Hezbollah waged its earliest battles in Syria against the “Free Syrian Army” in Qusayr. After two months of fighting, the party captured the region in mid-June 2013. By then, it was completely destroyed and its population fled to Lebanon.

A source from the Syrian opposition said Hezbollah has turned Qusayr and its countryside to its own “statelet”.

It is now the backbone of its military power and the party has the final say in the area even though regime forces are deployed there, it told Asharq Al-Awsat.

“Qusayr is critical for Hezbollah because of its close proximity to the Lebanese border,” it added.

Several of Qusayr’s residents have since returned to their homes. But the source clarified that only regime loyalists and people whom Hezbollah “approves” of have returned.

The region has become militarized by Hezbollah. It houses training centers for the party and Shiite militias loyal to Iran whose fighters are trained by Hezbollah, continued the source.

Since Israel intensified its attacks against Hezbollah in Lebanon, the party moved the majority of its fighters to Qusayr, where the party also stores large amounts of its weapons, it went on to say.

In 2016, Shiite Hezbollah staged a large military parade at the al-Dabaa airport in Qusayr that was seen as a message to the displaced residents, who are predominantly Sunni, that their return home will be impossible, stressed the source.

Even though the regime has deployed its forces in Qusayr, Hezbollah ultimately holds the greatest sway in the area.

Qusayr is therefore of paramount importance to Hezbollah, which will be in no way willing to cede control of.

Lebanese military expert Brig. Gen Saeed Al-Qazah told Asharq Al-Awsat that Qusayr is a “fundamental logistic position for Hezbollah.”

He explained that it is where the party builds its rockets and drones that are delivered from Iran.
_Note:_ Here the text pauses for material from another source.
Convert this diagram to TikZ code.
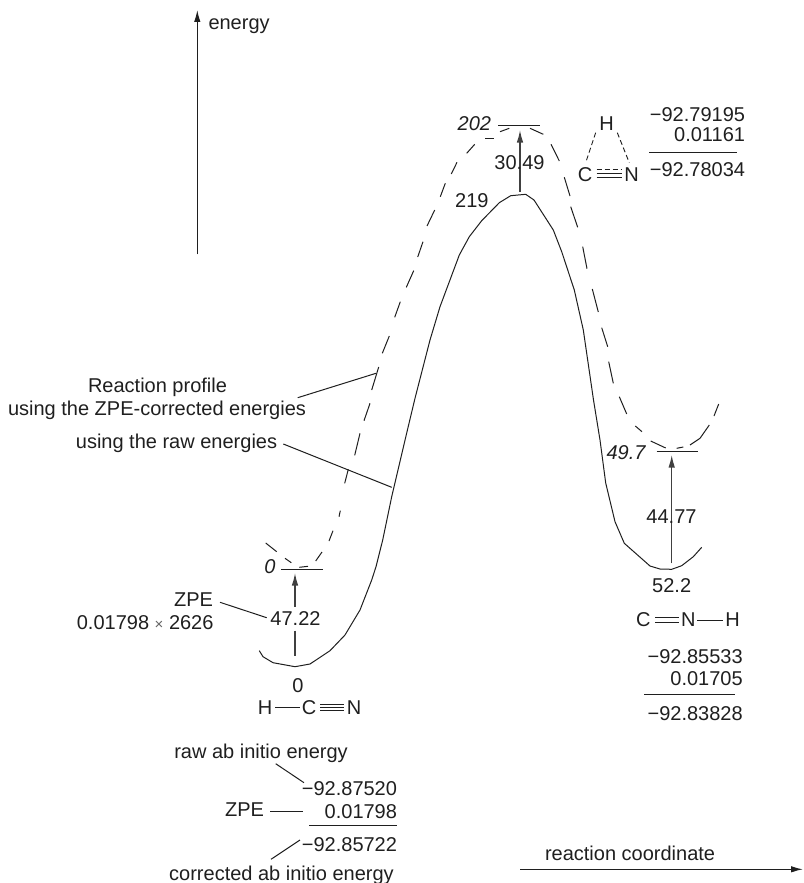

It is also where the party builds the launchpads for firing its Katyusha and grad rockets.

Qazah added that Qusayr is also significant for its proximity to Lebanon’s al-Hermel city and northeastern Bekaa region where Hezbollah enjoys popular support and where its arms deliveries pass through on their way to the South.

Qazah noted that Israel has not limited its strikes in Qusayr to bridges and main and side roads, but it has also hit trucks headed to Lebanon, stressing that Israel has its eyes focused deep inside Syria, not just the border.